# Tasks:

- Create moons with the sklearn.datasets.make_moons() function.
- Remember to scale the data.
- Cluster the data with DBSCAN.
- Set min_samples=30.
- Use the NearestNeighbors class to determine a good value for 'eps'.
- Create a DBSCAN model and fit it to the data.
- Plot the resulting clusters.
- Cluster the data using Agglomerative Clustering.
- Create a dendrogram and find where the average length of the vertical lines is the longest.
- Create and fit an Agglomerative Clustering model on the data.
- Plot the resulting clusters.


# Imports

In [None]:
import numpy as np
import matplotlib.pyplot as plt

from sklearn.preprocessing import StandardScaler
from sklearn.cluster import DBSCAN, AgglomerativeClustering
from sklearn.neighbors import NearestNeighbors

import scipy.cluster.hierarchy as sch

from sklearn.datasets import make_moons

# Create Data

### Code sample given below:

In [None]:
moons = make_moons(n_samples = 1000, noise=.1, random_state=42)[0]
plt.scatter(moons[:,0], moons[:,1])

# Scale Data

In [None]:
db_moons = StandardScaler().fit_transform(moons)

# DBSCAN

## Find a good value for epsilon 

In [None]:
min_samples=30
n_neighbors = NearestNeighbors(n_neighbors=min_samples)
n_neighbors.fit(moons)
distances, indices= n_neighbors.kneighbors(moons)
distances[:5]

In [None]:
sorted_distances = np.sort(distances[:, min_samples-1])
sorted_distances[:5]

In [None]:
plt.plot(sorted_distances)
plt.grid();

for min_samples = 30, it looks like 0.21 might be a good epsilon, as the elbow seems to begin there.


In [None]:
dbs = DBSCAN(min_samples=min_samples, eps=0.21)
dbs.fit(moons)
plt.scatter(moons[:,0], moons[:,1], c=dbs.labels_)

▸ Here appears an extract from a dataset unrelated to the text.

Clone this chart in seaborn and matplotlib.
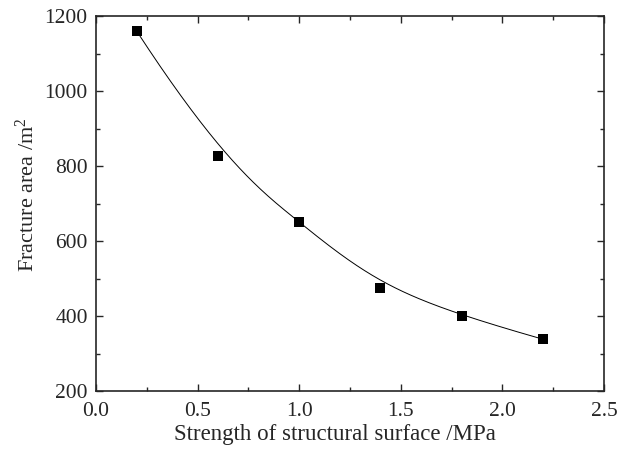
import numpy as np
import pandas as pd
import matplotlib
matplotlib.use("Agg")
import matplotlib.pyplot as plt
import seaborn as sns
from matplotlib.ticker import MultipleLocator

strength = [0.2, 0.6, 1.0, 1.4, 1.8, 2.2]
area = [1160, 827, 650, 476, 400, 338]

sns.set_style("ticks")
plt.rcParams['font.family'] = ['Liberation Serif', 'DejaVu Serif']
plt.rcParams['mathtext.fontset'] = 'custom'
plt.rcParams['mathtext.rm'] = 'Liberation Serif'
plt.rcParams['mathtext.it'] = 'Liberation Serif:italic'

df = pd.DataFrame({"x": strength, "y": area})

# clamped cubic B-spline using the data points as control points (Origin-style "B-Spline" connect)
def bspline(ctrl, n=300, k=3):
    ctrl = np.asarray(ctrl, dtype=float)
    m = len(ctrl)
    inner = np.arange(1, m - k)
    knots = np.concatenate([np.zeros(k + 1), inner, np.full(k + 1, m - k)]).astype(float)
    us = np.linspace(0, m - k, n)
    out = []
    for u in us:
        N = np.zeros(len(knots) - 1)
        for i in range(len(knots) - 1):
            if knots[i] <= u < knots[i + 1] or (u == knots[-1] and knots[i] < u <= knots[i + 1]):
                N[i] = 1.0
        for d in range(1, k + 1):
            Nn = np.zeros(len(knots) - 1 - d)
            for i in range(len(Nn)):
                a = 0.0
                if knots[i + d] != knots[i]:
                    a = (u - knots[i]) / (knots[i + d] - knots[i]) * N[i]
                b = 0.0
                if knots[i + d + 1] != knots[i + 1]:
                    b = (knots[i + d + 1] - u) / (knots[i + d + 1] - knots[i + 1]) * N[i + 1]
                Nn[i] = a + b
            N = Nn
        out.append(N @ ctrl)
    return np.array(out)

curve = bspline(np.column_stack([strength, area]))
fit = pd.DataFrame({"x": curve[:, 0], "y": curve[:, 1]})

fig = plt.figure(figsize=(6.21, 4.5), dpi=100)
ax = fig.add_axes([0.1546, 0.1311, 0.818, 0.8333])

sns.lineplot(data=fit, x="x", y="y", ax=ax, color="black", linewidth=0.7, sort=False)
sns.scatterplot(data=df, x="x", y="y", ax=ax, marker="s", s=55, color="black",
                edgecolor="black", linewidth=0, zorder=3)

ax.set_xlim(0, 2.5)
ax.set_ylim(200, 1200)
ax.xaxis.set_major_locator(MultipleLocator(0.5))
ax.xaxis.set_minor_locator(MultipleLocator(0.25))
ax.yaxis.set_major_locator(MultipleLocator(200))
ax.yaxis.set_minor_locator(MultipleLocator(100))
ax.tick_params(which="both", direction="in", top=True, right=True, labelsize=15.5, width=1.0)
ax.tick_params(which="major", length=5)
ax.tick_params(which="minor", length=3)
ax.tick_params(axis="x", pad=8)
ax.tick_params(axis="y", pad=6)
ax.set_xticklabels([f"{v:.1f}" for v in ax.get_xticks()])
ax.set_yticklabels([f"{int(v)}" for v in ax.get_yticks()])
for sp in ax.spines.values():
    sp.set_linewidth(1.2)
    sp.set_visible(True)
ax.set_xlabel("Strength of structural surface /MPa", fontsize=16.5, labelpad=2)
ax.set_ylabel("Fracture area /m$^2$", fontsize=16, labelpad=4)
ax.xaxis.label.set_x(0.4695)
ax.yaxis.label.set_y(0.525)

fig.savefig("out.png", dpi=100)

The clustering is not perfect and there are a few samples assigned to the 'noise' cluster.

# Visualize Dendrogram


In [None]:
plt.figure(figsize = (15, 5))
sch.dendrogram(sch.linkage(moons, method = 'ward'))
plt.xlabel('Data Points');

It looks like the best number of clusters would is 2, because that's where the vertical lines average the longest.

In [None]:
agg = AgglomerativeClustering(n_clusters=2)
agg.fit(moons)

plt.scatter(moons[:,0], moons[:,1], c=agg.labels_);

Agglomerative clustering seems to have assigned half of the moon on the left to the cluster on the right.